People in cars: Why would anyone care that I’m about to turn?
[camping]
Friend: You gonna put that tent up yourself?
Me: No, you sicko, under that tree.
When I say I’m tired, the “of people” is silent
[climbing out of a dumpster] believe it or not, I am here to help
there should be a drug that makes you addicted to cleaning the apartment
[in the bedroom]
Husband: Close your eyes. I’m going to do something you’re really going to enjoy.
Me: Okay.
H: *takes the kids and leaves for the day*
Queen Elizabeth dresses like she’s about to go to prom with Steve Harvey
nurse: how do u rate ur pain
me: it’s a thumbs down
nurse:
me: would not recommend
You can either have a nice evening or you can help your child with their math homework.
You can’t have both.
There is actually a grim reaper for every species. The mantis reaper is the coolest and the scariest and she doesn’t even have to use a scythe.
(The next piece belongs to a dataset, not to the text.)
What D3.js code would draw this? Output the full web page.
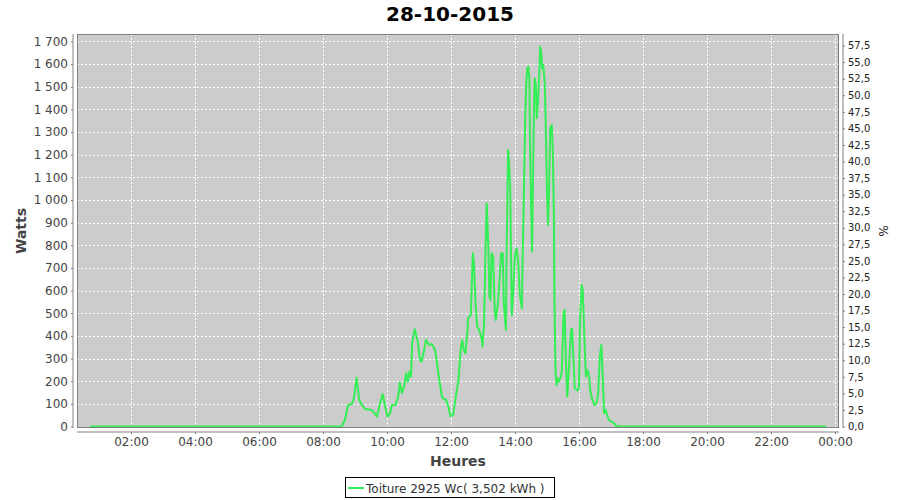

“I can hear my annoying neighbor crying to Adele’s new song as she throws away her empty, clinking beer bottles.”
– my neighbor
Female spider: I give up. Every profile has a photo of them holding up the biggest bug they’ve caught.
Female spider 2: I wouldn’t worry about it. If the date is bad you can just eat him and the bug and move on.
“Be the change you want to see in the world. ”
Me: Cool, can I be a 10 and two 5’s?
You can’t begin to imagine what an intolerable burden it is to be cursed with this staggeringly poignant flair for the melodramatic
Red light : Stop
Yellow light : Proceed w/ caution
Green light : Wait till everyone hates you then go
baseball but the field is boobytrapped with hidden trampolines
I will never understand the people who wait in a long line, finally arrive at the register and then act like they’ve been caught off guard by the requirement that they produce some form of currency for their purchase.
I was thinking about homeschooling my son next year but he just went into great detail about how mosquitoes use our blood to make honey so I should probably let someone else help out
Son: Dad, I want to be in politics when I grow up.
Dad: Are you insane?
Have you completely lost your mind?
Are you a moron?Son: Forget it! There are way too many requirements!
I will never give another woman my heart until I see how she acts when a bee flies at her.
What did the bra say to the hat? “You go on a head, I’ll give these two a lift.” (I’m back to silly jokes. Probably for the best.)
If the murder robots look like wall•e I will betray all of you
Me: OK now i need fresh fruit
Grocery app: Here’s melon flavored candy.
Me: No fresh fruit
Grocery app: Got it. Fruit snacks.
I put my pants on just like the rest of you, when the popo tells me to.
My 7-year-old asked for her first alarm clock for Christmas.
We just got it set up.
I’ve never seen someone so happy about having their life ruined forever.
me: [leans in for kiss]
robber: quickly but then money
[walking into a gym]
me: i’m looking to do the least that burns the most calories
Friend: congrats on the engagement! Do you have a date?
Me: I was just gonna bring my fiancée
Does anyone want to get married to me? Asking for a friend.